Insbesondere der letzte Punkt eröffnet die Gefahr, verstärkt mit Sanktionen gegenüber sich egoistisch Abgrenzenden zu arbeiten, da diese leichter umzusetzen sind, als über kulturelle Regeln der Zusammenarbeit zu sprechen. Dabei würde genau das zu einer nachhaltigen Stabilisierung führen. In diesem Sinne ist es hilfreich für Teams, den bislang unbewussten Nutzen der beiden Seiten bewusst zu machen, um zu klären, welche neuen kulturellen Regeln sich ein Team geben will, um unter neuen Bedingungen, d.h. im Homeoffice und im Rahmen einer Führung auf Augenhöhe als auch unter Dauerbelastungen stabil zu bleiben, bspw:

  • Wenn ich überlastet bin, (dann) spreche ich darüber.
  • Wenn wir gemeinsam Entscheidungen treffen, (dann) hören wir alle Meinungen im Team an, bevor wir ein finales Urteil fällen.
  • Wenn wir an unsere Grenzen kommen, (dann) gehen wir davon aus, dass jede*r sein / ihr Bestes gibt.
  • Wenn ich sehe, dass jemand dauerhaft über seine Grenzen geht, (dann) biete ich ihm oder ihr Hilfe an.
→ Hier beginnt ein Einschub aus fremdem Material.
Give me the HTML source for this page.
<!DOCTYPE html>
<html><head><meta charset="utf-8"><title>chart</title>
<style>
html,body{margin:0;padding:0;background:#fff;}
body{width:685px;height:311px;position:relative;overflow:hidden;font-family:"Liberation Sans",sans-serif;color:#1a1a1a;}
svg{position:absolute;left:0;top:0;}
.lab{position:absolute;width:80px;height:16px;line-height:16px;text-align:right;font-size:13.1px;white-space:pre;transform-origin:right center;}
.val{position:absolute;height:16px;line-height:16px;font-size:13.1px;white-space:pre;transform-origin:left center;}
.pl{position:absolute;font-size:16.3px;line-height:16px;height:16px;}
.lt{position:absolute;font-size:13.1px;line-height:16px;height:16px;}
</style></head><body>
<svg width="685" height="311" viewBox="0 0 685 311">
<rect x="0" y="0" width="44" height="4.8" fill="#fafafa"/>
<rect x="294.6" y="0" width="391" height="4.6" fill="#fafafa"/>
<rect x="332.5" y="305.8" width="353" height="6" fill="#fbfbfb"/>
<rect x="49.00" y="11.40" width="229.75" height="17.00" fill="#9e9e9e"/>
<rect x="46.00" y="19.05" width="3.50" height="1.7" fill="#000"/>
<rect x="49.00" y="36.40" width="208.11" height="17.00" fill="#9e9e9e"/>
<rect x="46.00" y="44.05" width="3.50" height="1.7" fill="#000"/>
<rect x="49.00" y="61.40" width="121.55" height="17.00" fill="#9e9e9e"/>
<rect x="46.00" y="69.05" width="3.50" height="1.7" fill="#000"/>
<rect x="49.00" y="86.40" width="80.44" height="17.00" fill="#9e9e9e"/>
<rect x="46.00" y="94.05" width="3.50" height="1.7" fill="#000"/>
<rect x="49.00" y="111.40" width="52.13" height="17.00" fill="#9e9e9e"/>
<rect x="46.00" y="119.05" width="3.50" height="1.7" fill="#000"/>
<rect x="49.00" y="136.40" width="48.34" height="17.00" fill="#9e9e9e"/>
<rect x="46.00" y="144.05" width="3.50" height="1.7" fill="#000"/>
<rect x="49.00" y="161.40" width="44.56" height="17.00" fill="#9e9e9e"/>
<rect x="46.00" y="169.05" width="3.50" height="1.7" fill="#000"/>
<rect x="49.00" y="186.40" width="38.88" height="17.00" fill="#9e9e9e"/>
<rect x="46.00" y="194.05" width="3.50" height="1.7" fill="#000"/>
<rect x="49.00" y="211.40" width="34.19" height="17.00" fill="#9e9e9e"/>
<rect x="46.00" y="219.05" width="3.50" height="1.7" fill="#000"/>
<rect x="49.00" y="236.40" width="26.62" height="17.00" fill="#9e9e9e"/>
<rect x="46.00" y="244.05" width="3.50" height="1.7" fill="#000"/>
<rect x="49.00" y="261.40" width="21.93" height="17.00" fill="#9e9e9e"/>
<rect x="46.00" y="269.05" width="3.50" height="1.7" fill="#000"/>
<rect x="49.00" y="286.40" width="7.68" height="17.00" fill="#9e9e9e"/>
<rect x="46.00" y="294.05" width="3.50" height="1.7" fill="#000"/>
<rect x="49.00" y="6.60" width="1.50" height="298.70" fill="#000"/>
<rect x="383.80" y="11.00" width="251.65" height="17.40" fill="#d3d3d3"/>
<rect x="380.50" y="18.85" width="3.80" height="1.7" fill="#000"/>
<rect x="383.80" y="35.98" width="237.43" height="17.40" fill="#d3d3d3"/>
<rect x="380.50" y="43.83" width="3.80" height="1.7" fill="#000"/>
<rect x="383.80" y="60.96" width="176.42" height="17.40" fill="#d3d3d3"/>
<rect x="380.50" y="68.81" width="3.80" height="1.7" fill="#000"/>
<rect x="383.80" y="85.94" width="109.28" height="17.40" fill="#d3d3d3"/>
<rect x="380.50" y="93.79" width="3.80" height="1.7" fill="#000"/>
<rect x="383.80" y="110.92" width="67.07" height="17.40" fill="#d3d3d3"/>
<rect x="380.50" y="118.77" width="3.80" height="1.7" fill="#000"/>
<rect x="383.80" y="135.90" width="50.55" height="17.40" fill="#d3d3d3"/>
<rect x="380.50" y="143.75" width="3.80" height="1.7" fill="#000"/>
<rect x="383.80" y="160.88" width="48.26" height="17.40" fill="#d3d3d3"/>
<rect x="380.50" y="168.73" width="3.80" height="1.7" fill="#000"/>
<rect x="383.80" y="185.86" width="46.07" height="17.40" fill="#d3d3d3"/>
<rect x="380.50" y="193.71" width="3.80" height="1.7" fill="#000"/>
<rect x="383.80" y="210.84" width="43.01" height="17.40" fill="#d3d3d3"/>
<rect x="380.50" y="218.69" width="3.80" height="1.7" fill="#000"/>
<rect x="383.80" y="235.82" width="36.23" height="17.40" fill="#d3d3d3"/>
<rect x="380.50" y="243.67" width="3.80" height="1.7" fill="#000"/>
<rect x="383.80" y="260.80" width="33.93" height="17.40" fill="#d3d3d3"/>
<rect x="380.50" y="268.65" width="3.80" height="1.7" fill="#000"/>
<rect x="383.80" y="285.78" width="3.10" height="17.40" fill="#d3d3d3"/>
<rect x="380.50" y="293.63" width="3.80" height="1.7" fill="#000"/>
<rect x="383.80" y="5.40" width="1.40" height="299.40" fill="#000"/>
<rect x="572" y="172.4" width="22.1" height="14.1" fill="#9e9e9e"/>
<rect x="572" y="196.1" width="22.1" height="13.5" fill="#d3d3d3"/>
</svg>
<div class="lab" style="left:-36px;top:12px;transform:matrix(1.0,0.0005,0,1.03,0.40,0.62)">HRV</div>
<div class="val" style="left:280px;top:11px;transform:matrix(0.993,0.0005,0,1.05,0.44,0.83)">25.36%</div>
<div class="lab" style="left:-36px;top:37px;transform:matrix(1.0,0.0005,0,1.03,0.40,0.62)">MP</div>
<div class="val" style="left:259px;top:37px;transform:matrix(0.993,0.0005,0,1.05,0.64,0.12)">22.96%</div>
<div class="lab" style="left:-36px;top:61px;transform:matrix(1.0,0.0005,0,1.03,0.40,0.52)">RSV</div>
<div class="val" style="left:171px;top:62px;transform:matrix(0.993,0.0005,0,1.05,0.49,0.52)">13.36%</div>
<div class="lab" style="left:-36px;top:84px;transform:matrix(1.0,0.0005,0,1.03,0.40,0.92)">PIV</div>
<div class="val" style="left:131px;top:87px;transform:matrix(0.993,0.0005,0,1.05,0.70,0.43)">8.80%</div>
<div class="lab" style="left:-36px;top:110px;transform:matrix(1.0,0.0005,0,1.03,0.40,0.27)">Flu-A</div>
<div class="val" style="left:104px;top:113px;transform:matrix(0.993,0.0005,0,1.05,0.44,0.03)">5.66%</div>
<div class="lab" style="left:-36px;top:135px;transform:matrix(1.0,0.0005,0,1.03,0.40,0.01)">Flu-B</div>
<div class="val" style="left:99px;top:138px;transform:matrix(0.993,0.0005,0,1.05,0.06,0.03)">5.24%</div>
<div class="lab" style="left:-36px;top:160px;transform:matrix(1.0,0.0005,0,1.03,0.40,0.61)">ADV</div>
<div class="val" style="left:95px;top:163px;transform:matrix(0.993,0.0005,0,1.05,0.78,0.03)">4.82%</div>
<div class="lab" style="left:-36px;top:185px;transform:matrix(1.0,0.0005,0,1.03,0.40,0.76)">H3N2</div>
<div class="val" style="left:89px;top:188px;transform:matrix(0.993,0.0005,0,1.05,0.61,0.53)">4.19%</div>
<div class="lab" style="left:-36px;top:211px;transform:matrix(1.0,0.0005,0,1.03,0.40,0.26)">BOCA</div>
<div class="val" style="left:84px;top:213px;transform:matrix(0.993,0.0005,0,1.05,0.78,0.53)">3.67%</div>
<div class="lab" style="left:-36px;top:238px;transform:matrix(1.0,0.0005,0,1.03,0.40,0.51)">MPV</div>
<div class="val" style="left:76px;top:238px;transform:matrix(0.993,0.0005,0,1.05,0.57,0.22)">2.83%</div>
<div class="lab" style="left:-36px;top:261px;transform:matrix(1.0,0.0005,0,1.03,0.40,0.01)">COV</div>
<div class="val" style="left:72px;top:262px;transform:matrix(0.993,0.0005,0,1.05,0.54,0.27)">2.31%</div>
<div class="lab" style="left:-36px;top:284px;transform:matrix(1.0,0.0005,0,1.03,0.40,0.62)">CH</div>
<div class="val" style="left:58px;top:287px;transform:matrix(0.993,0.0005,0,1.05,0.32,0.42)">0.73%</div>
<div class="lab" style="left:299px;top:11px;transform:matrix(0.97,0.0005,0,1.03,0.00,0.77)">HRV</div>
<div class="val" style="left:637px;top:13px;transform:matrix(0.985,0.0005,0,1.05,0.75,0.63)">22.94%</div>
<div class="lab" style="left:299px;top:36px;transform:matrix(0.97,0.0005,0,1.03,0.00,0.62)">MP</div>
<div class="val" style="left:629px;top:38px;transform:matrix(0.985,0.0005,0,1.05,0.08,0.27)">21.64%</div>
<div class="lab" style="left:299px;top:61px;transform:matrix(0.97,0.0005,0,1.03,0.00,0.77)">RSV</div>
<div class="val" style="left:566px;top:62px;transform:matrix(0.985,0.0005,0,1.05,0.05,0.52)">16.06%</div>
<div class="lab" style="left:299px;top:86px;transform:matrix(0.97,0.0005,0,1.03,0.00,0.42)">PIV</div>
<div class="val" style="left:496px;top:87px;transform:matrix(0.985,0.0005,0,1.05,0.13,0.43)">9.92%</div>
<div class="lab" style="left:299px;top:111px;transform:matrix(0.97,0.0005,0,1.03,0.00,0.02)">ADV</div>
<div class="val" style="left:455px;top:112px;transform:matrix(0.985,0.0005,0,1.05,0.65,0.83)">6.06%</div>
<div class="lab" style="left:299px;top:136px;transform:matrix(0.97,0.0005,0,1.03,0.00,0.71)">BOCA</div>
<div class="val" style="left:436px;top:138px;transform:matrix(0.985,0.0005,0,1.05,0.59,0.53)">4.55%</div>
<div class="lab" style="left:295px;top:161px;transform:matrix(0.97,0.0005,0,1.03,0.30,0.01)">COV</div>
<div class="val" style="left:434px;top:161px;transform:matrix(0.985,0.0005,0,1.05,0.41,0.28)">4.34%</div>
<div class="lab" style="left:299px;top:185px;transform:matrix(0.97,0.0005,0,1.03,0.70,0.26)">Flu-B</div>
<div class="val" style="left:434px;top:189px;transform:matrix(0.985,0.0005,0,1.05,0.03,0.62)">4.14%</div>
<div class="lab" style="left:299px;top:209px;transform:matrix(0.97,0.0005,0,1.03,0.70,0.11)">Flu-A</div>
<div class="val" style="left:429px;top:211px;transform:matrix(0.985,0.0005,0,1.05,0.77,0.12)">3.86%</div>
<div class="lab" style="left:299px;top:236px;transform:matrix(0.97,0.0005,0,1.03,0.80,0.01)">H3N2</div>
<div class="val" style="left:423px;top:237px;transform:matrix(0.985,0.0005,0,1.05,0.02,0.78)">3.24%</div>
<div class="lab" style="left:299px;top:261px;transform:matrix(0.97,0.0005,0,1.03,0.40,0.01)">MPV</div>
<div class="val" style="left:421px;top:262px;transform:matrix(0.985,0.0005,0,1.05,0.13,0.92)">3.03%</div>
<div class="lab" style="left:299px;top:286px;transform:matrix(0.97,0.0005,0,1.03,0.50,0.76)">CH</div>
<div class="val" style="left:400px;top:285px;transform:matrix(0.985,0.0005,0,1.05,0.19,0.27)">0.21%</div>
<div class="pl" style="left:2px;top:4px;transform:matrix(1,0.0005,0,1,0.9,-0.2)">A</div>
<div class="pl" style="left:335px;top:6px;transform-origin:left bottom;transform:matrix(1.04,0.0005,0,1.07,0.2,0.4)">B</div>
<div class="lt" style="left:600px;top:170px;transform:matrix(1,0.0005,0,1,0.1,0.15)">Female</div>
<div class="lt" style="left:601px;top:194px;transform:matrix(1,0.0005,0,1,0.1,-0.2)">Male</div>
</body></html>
Erhöhung der sozialen Kompetenz

Die Klärung neuer kultureller Regeln machen einen Teil der sozialen Kompetenz in einem Team aus. Diese lässt sich noch weiter erhöhen, indem – insbesondere bei einer Zusammenarbeit auf Distanz – der egozentrierte Blick aller Mitarbeiter*innen immer wieder auf das soziale Zusammenspiel der Akteure gelenkt wird:

  • Wie fördern wir das Verständnis füreinander?
  • Wir bauen wir Bindungen zueinander auf und lassen tragfähige Netzwerke entstehen?
  • Welche Ziele verfolgen wir gemeinsam?
  • Wie sollten wir zusammenarbeiten, um unsere Ziele zu erreichen?
  • Was ist uns in der Arbeit und Zusammenarbeit wichtig?
  • Welches Verhalten könnte zu Missverständnissen führen?
  • Oder konkret: Wie könnte sich Kollege X fühlen, wenn er nicht weiß, wann er seine Unterlagen von Kollegin Y bekommt?
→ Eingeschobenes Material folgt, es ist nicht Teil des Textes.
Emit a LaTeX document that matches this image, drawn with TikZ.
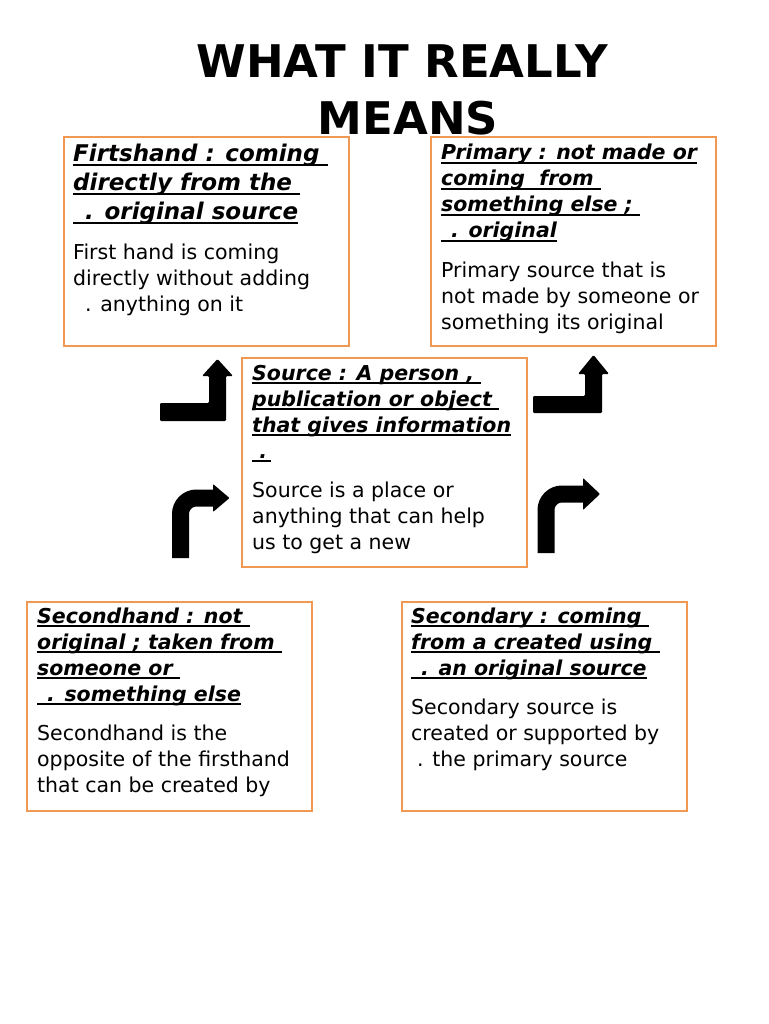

Während die soziale Kompetenz und damit Deutung von Signalen in Präsenz relativ einfach ist, kommen wir nicht umhin, die soziale Kompetenz insbesondere bei einer Zusammenarbeit auf Distanz aktiv zu fördern und weiterzuentwickeln. Letztlich brauchen also auch Mitarbeiter*innen ohne offizielle Führungsverantwortung Weiterbildungen in Kommunikation und Konfliktmanagement, die bislang v.a. Führungskräften vorbehalten waren. Um diese Lücke zu schließen bietet die Digitalisierung (kurze Online-Trainings, Lernplattformen) enorme Chancen.